— BEGIN —

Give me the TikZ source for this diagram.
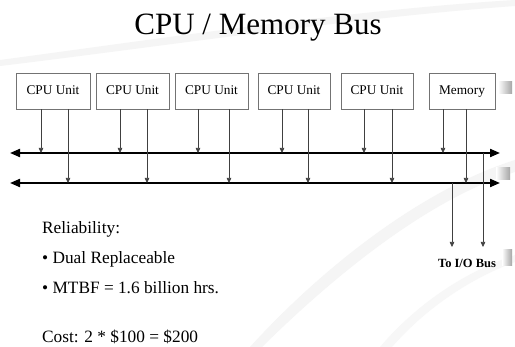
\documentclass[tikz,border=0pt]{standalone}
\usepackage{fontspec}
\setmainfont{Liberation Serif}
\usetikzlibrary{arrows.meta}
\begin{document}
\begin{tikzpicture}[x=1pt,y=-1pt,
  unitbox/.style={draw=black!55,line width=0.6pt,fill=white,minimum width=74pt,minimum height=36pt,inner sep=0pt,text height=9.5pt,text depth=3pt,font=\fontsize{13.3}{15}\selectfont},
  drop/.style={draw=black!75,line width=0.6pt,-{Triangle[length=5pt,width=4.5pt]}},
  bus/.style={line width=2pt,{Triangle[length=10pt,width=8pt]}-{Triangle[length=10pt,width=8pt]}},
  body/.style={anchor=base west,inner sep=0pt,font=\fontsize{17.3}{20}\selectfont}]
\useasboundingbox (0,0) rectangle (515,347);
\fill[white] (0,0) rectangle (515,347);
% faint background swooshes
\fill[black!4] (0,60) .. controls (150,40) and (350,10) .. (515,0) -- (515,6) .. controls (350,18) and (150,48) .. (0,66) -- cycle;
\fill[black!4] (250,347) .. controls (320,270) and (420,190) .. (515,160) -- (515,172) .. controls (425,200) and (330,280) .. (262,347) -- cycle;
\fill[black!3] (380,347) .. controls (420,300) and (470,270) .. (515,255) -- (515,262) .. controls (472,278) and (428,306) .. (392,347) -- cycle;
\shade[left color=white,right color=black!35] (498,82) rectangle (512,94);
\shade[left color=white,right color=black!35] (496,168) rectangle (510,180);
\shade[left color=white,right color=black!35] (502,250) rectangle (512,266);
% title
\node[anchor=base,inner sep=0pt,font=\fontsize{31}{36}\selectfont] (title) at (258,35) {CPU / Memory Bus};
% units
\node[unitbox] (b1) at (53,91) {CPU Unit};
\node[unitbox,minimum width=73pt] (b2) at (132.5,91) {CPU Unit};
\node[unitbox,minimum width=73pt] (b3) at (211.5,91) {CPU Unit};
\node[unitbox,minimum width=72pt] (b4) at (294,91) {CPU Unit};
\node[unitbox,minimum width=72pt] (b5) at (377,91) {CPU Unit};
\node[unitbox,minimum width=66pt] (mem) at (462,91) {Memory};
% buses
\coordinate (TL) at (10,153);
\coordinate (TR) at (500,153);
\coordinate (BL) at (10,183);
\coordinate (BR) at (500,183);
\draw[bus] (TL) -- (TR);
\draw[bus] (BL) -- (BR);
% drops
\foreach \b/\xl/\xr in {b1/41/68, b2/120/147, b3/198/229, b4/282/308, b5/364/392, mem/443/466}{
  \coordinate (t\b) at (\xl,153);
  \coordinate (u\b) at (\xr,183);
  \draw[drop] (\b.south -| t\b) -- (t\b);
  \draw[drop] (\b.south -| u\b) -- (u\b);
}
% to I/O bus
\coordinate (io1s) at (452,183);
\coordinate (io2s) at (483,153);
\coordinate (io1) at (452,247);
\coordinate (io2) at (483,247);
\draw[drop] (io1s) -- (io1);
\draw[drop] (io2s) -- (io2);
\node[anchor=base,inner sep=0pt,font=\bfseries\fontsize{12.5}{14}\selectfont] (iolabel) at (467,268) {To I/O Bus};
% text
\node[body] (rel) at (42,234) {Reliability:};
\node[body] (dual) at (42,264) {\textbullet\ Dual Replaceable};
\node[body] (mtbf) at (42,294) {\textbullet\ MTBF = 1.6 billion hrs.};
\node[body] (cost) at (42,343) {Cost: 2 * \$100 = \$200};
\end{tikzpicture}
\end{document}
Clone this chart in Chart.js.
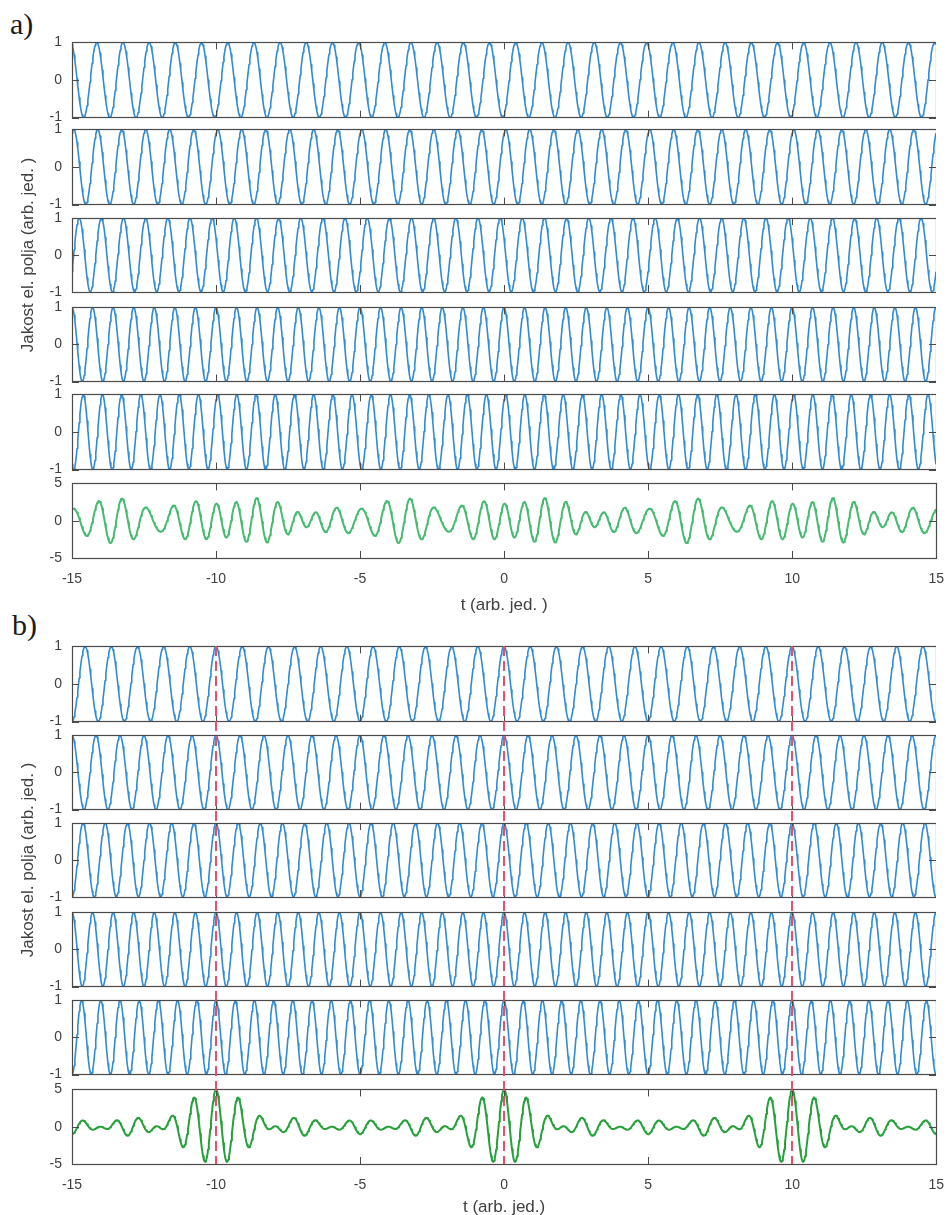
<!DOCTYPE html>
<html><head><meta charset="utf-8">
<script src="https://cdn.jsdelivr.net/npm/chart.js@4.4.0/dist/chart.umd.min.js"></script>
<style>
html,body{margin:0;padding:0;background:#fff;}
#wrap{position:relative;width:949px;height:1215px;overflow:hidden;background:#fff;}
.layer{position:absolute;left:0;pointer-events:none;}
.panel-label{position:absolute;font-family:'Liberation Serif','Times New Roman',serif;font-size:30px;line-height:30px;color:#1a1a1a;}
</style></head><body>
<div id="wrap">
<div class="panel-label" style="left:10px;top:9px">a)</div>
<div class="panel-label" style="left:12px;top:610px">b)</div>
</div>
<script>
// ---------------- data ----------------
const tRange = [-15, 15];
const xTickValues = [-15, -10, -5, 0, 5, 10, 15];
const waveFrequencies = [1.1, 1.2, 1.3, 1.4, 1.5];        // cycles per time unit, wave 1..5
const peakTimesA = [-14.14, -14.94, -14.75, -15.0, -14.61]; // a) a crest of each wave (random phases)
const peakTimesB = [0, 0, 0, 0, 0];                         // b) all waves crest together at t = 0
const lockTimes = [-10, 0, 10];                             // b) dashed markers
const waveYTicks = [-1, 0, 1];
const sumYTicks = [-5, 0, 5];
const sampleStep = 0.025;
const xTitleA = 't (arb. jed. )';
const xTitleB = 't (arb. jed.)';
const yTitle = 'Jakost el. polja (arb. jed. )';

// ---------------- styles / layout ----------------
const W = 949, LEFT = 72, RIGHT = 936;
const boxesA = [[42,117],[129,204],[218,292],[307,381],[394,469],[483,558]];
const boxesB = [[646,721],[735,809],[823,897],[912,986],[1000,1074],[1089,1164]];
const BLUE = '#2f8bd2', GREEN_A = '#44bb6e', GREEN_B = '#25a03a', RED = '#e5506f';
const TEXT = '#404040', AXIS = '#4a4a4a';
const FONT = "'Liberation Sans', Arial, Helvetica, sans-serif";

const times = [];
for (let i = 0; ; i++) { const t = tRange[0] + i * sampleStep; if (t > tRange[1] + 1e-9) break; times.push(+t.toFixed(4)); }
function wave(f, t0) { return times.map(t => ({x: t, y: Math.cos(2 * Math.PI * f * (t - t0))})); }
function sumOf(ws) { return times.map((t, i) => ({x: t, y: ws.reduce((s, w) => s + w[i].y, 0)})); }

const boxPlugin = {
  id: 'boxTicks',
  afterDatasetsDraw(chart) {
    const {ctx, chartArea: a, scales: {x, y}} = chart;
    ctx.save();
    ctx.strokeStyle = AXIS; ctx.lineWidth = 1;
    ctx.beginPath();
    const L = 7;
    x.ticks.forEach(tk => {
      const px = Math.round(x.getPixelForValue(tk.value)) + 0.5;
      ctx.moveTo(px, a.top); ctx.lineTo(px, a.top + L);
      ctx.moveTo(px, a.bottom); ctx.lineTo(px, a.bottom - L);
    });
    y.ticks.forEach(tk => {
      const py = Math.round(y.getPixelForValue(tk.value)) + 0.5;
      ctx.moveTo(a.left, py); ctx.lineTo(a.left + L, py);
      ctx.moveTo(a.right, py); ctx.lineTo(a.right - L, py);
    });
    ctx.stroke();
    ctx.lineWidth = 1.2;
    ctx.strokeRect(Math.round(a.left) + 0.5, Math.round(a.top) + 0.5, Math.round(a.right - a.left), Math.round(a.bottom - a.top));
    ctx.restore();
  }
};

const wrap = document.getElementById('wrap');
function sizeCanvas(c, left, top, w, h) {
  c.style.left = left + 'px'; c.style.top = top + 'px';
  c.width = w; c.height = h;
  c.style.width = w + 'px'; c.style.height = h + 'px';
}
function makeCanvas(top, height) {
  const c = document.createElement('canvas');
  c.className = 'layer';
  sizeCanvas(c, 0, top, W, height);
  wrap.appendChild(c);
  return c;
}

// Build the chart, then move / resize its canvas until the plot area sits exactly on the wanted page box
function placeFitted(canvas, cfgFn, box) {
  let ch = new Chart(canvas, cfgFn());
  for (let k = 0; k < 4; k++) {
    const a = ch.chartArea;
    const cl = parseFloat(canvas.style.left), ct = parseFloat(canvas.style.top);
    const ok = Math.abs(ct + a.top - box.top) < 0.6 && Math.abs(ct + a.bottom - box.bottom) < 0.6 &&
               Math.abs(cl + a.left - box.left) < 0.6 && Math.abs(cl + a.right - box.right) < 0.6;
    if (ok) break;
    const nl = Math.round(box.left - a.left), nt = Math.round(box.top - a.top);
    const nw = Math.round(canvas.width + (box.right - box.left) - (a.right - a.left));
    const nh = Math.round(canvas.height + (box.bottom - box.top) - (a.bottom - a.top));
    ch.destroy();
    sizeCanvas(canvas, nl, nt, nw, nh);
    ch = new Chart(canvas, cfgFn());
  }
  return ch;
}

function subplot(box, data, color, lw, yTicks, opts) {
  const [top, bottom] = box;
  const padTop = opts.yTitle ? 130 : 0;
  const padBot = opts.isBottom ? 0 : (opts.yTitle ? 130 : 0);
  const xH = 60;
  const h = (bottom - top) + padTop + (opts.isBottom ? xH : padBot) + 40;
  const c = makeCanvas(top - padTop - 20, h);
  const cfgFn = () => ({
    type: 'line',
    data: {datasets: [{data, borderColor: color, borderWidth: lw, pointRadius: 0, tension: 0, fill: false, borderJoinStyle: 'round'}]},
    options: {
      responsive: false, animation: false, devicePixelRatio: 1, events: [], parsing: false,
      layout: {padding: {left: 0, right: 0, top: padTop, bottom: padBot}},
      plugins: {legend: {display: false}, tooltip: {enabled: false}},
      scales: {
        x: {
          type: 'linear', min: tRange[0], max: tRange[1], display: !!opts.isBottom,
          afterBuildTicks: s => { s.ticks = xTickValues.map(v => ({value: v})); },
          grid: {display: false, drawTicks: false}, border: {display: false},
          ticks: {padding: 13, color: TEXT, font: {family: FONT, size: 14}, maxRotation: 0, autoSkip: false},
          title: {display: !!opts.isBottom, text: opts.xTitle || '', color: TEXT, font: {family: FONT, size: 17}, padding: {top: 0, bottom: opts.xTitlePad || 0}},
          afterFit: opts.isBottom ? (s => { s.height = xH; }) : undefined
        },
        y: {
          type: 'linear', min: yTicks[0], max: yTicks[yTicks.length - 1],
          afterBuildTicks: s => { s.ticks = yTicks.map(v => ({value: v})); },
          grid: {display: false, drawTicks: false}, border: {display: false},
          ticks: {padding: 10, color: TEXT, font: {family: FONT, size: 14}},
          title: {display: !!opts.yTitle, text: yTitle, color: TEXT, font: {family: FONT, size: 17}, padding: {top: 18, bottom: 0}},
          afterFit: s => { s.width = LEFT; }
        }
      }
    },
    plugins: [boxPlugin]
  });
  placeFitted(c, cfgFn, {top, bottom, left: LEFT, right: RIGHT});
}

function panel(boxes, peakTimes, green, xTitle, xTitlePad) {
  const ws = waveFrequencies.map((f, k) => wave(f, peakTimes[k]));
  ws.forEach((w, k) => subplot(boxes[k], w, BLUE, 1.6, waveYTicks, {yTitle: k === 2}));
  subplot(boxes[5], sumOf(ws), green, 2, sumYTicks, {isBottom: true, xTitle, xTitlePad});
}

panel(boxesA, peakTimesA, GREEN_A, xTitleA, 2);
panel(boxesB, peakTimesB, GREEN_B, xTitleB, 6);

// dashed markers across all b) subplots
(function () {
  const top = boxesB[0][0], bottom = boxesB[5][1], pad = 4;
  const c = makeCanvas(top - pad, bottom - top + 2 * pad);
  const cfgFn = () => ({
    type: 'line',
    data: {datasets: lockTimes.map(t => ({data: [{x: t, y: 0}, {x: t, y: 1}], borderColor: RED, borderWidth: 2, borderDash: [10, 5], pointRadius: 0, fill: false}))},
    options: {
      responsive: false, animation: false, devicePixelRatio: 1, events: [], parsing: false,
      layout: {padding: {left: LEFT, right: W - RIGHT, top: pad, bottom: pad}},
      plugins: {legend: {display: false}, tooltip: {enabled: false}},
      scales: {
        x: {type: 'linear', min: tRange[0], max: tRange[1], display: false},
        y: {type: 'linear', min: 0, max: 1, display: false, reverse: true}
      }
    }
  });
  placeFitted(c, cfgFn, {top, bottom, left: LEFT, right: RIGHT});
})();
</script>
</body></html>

— END —

PROMPT | In the listing, find all lines with the string "this" and copy them.

RESULT BELOW |
Give me the TikZ source for this diagram.
Clone this chart in Chart.js.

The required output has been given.